** START EXTRACTED RECORDS **

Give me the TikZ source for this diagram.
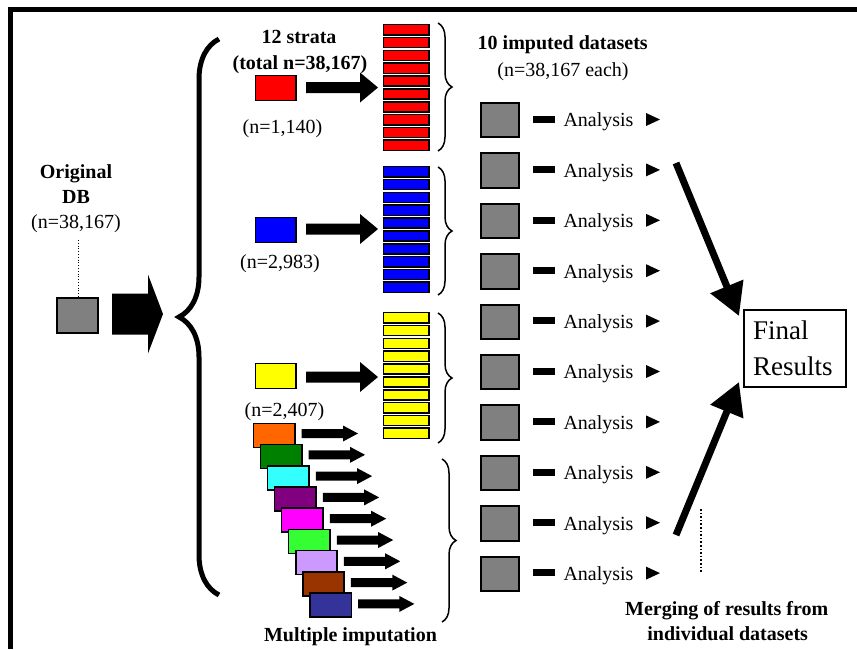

** END EXTRACTED RECORDS **
** START EXTRACTED RECORDS **

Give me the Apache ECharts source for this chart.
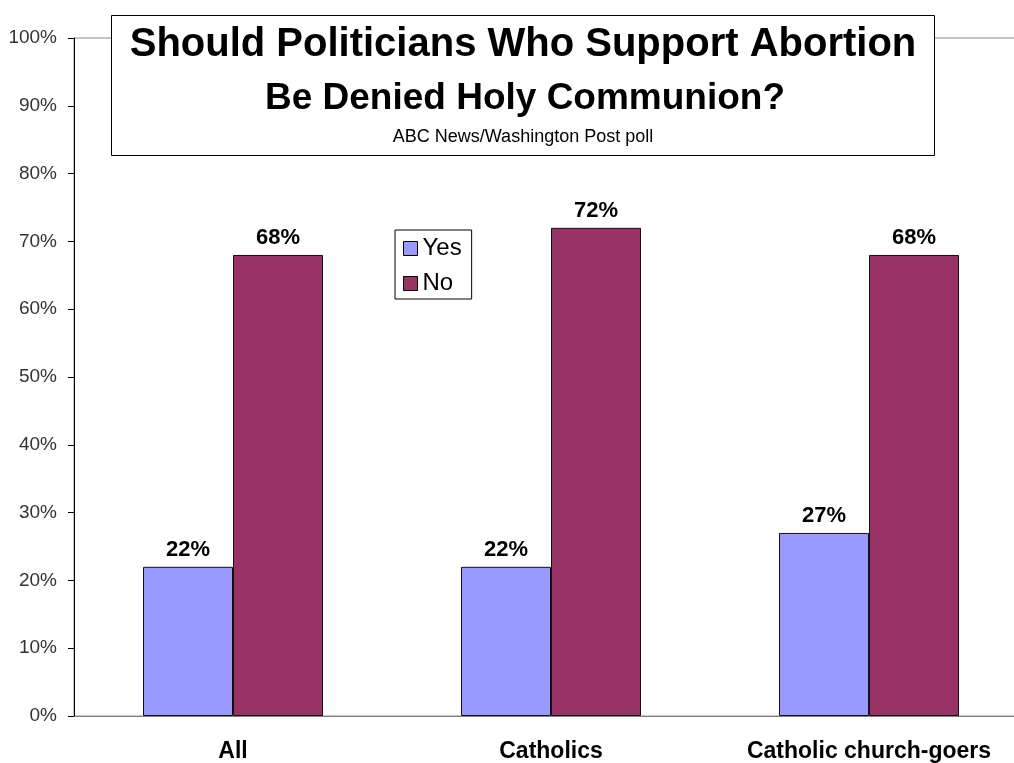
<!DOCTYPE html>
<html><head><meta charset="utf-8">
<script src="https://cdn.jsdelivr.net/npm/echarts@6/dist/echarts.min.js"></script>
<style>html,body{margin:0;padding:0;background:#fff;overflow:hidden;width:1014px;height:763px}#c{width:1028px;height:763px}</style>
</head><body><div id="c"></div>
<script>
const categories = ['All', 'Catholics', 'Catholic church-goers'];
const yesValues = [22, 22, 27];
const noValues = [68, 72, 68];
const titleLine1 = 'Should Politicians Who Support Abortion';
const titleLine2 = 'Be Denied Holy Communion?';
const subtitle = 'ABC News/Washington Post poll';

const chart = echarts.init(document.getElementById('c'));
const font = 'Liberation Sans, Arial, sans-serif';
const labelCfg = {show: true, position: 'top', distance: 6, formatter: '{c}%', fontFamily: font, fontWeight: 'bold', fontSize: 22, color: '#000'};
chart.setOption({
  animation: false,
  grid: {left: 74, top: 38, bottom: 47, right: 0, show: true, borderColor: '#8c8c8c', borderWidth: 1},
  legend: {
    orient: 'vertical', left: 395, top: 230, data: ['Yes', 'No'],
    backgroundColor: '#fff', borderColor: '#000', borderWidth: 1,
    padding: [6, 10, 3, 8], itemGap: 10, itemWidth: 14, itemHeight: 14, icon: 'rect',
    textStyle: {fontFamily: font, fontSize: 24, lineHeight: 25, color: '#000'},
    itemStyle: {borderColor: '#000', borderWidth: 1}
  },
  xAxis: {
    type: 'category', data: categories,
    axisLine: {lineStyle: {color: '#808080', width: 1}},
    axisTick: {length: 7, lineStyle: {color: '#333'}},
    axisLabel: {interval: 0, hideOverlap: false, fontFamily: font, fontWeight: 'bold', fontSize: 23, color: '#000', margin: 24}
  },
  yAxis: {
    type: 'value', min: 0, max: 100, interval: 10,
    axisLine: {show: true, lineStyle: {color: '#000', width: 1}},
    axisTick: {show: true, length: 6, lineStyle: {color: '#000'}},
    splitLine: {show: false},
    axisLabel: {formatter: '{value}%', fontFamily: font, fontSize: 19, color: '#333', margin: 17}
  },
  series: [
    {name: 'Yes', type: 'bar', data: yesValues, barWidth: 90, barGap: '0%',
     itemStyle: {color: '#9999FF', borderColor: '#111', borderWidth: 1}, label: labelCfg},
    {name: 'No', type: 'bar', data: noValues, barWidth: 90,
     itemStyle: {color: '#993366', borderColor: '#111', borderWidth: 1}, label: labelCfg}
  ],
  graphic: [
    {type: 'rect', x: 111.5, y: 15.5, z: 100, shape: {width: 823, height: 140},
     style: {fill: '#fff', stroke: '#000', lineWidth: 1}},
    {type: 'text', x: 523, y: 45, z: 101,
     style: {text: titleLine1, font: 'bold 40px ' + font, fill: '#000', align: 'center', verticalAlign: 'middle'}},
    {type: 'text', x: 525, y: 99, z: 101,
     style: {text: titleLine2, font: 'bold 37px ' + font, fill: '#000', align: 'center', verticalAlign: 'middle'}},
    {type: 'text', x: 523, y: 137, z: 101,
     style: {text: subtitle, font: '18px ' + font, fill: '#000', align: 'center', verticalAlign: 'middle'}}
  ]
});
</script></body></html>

** END EXTRACTED RECORDS **
** START EXTRACTED RECORDS **

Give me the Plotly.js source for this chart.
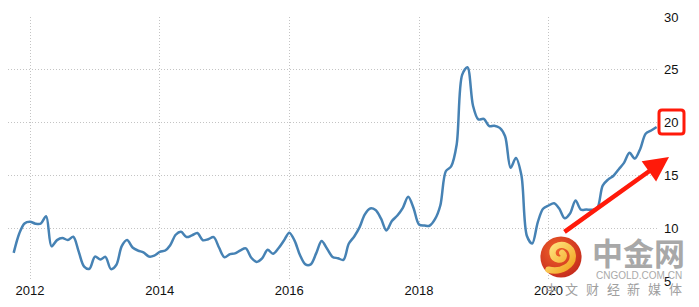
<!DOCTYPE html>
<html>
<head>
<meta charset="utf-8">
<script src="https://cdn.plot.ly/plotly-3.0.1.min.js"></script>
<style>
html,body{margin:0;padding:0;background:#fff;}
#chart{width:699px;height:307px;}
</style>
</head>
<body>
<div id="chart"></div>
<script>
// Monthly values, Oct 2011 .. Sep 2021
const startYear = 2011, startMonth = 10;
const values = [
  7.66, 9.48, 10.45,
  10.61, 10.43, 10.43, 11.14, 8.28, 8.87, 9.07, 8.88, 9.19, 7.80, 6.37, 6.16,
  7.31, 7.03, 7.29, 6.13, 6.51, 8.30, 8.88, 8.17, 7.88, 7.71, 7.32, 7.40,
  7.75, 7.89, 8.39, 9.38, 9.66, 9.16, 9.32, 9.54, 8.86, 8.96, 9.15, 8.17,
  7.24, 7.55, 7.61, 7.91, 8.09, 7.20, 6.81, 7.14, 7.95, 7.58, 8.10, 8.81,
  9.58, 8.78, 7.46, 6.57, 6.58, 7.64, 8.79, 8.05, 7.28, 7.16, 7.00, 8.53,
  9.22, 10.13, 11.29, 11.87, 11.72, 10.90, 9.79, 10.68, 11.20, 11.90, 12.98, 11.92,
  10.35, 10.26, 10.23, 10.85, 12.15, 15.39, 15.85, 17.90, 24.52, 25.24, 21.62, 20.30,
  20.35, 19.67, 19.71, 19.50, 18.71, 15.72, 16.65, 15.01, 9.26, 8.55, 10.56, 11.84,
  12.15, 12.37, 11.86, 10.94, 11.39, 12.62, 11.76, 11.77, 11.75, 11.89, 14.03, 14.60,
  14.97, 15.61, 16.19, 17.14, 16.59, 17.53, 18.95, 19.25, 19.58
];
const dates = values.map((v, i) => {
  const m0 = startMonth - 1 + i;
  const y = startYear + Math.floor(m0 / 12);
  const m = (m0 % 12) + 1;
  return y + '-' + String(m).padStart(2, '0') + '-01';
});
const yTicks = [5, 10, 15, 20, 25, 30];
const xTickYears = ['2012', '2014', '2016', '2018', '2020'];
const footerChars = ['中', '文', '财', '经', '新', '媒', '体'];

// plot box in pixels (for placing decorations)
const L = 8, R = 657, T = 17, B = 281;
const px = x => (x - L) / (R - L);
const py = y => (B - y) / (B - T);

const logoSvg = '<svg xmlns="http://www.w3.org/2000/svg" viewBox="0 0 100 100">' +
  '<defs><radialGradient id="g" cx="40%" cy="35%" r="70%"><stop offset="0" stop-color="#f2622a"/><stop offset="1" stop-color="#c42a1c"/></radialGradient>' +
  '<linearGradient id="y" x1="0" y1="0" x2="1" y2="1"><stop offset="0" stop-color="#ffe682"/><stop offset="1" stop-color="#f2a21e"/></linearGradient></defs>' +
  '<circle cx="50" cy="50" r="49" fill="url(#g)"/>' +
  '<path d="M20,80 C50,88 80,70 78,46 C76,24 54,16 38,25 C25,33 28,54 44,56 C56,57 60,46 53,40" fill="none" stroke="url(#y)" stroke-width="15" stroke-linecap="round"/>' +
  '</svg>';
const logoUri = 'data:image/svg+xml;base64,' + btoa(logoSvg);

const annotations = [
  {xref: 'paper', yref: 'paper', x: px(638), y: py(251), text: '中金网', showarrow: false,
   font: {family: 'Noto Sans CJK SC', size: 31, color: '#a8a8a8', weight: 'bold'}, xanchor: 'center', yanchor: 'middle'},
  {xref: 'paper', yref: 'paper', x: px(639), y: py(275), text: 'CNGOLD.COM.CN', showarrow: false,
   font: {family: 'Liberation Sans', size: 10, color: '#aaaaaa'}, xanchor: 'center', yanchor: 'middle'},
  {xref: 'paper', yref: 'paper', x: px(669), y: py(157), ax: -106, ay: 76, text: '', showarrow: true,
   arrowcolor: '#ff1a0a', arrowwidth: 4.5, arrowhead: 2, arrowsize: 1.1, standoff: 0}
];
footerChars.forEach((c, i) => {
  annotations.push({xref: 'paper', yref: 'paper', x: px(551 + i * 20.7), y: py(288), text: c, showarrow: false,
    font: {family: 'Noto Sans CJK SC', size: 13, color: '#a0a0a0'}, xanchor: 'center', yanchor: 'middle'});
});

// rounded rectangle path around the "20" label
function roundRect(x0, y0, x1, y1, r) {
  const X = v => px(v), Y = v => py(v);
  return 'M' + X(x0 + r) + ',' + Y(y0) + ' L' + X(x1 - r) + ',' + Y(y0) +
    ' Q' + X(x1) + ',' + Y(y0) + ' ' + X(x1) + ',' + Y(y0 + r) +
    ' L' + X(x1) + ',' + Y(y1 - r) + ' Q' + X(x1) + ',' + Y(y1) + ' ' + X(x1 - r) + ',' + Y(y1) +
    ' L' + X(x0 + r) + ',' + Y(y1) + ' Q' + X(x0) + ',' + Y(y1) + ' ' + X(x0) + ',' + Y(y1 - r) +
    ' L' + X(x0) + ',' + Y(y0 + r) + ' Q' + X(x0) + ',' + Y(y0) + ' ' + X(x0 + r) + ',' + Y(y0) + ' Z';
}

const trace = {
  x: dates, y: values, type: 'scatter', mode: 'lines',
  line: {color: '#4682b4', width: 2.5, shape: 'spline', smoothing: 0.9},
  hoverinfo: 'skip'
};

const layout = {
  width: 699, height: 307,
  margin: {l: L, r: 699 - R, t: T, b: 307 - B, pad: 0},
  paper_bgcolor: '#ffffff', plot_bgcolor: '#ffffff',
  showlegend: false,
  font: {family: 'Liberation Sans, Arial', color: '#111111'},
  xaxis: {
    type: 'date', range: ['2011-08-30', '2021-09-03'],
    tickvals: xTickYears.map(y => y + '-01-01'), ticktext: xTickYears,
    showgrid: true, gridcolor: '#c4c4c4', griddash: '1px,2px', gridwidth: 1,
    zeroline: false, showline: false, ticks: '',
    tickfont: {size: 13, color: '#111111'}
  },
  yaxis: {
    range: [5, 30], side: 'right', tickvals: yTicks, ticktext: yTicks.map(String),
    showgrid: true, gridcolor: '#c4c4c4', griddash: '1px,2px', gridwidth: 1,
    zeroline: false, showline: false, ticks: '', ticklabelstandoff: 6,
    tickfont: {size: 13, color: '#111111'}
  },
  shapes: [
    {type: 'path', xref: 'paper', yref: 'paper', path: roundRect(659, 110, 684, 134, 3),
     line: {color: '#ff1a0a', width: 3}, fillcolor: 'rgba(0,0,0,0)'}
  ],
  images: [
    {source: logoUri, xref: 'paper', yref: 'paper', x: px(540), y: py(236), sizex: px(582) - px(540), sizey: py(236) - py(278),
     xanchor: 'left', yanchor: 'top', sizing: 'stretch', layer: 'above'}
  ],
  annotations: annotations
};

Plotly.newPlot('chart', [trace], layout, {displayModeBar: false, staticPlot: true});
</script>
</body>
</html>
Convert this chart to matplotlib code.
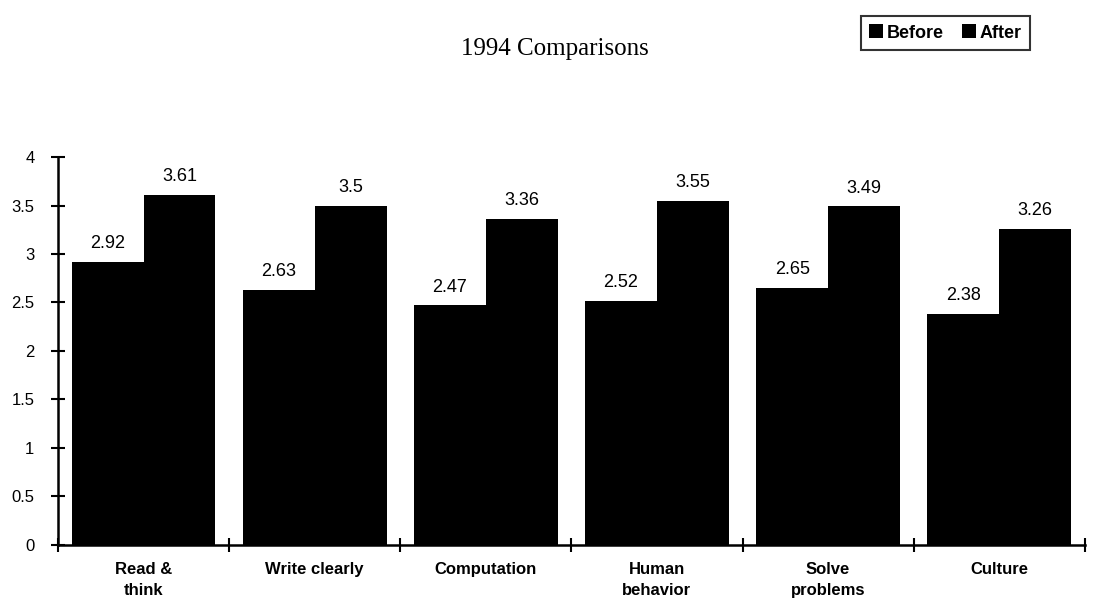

** END EXTRACTED RECORDS **

* **STATED PROBLEM**: Starting at the line that contains "Give me the Plotly.js source for this chart." and ending at the line that contains "const py = y => (B - y) / (B - T);", give the lines again exactly. Do not include the pictures.

* **TASK SOLUTION**:
Give me the Plotly.js source for this chart.
<!DOCTYPE html>
<html>
<head>
<meta charset="utf-8">
<script src="https://cdn.plot.ly/plotly-3.0.1.min.js"></script>
<style>
html,body{margin:0;padding:0;background:#fff;}
#chart{width:699px;height:307px;}
</style>
</head>
<body>
<div id="chart"></div>
<script>
// Monthly values, Oct 2011 .. Sep 2021
const startYear = 2011, startMonth = 10;
const values = [
  7.66, 9.48, 10.45,
  10.61, 10.43, 10.43, 11.14, 8.28, 8.87, 9.07, 8.88, 9.19, 7.80, 6.37, 6.16,
  7.31, 7.03, 7.29, 6.13, 6.51, 8.30, 8.88, 8.17, 7.88, 7.71, 7.32, 7.40,
  7.75, 7.89, 8.39, 9.38, 9.66, 9.16, 9.32, 9.54, 8.86, 8.96, 9.15, 8.17,
  7.24, 7.55, 7.61, 7.91, 8.09, 7.20, 6.81, 7.14, 7.95, 7.58, 8.10, 8.81,
  9.58, 8.78, 7.46, 6.57, 6.58, 7.64, 8.79, 8.05, 7.28, 7.16, 7.00, 8.53,
  9.22, 10.13, 11.29, 11.87, 11.72, 10.90, 9.79, 10.68, 11.20, 11.90, 12.98, 11.92,
  10.35, 10.26, 10.23, 10.85, 12.15, 15.39, 15.85, 17.90, 24.52, 25.24, 21.62, 20.30,
  20.35, 19.67, 19.71, 19.50, 18.71, 15.72, 16.65, 15.01, 9.26, 8.55, 10.56, 11.84,
  12.15, 12.37, 11.86, 10.94, 11.39, 12.62, 11.76, 11.77, 11.75, 11.89, 14.03, 14.60,
  14.97, 15.61, 16.19, 17.14, 16.59, 17.53, 18.95, 19.25, 19.58
];
const dates = values.map((v, i) => {
  const m0 = startMonth - 1 + i;
  const y = startYear + Math.floor(m0 / 12);
  const m = (m0 % 12) + 1;
  return y + '-' + String(m).padStart(2, '0') + '-01';
});
const yTicks = [5, 10, 15, 20, 25, 30];
const xTickYears = ['2012', '2014', '2016', '2018', '2020'];
const footerChars = ['中', '文', '财', '经', '新', '媒', '体'];

// plot box in pixels (for placing decorations)
const L = 8, R = 657, T = 17, B = 281;
const px = x => (x - L) / (R - L);
const py = y => (B - y) / (B - T);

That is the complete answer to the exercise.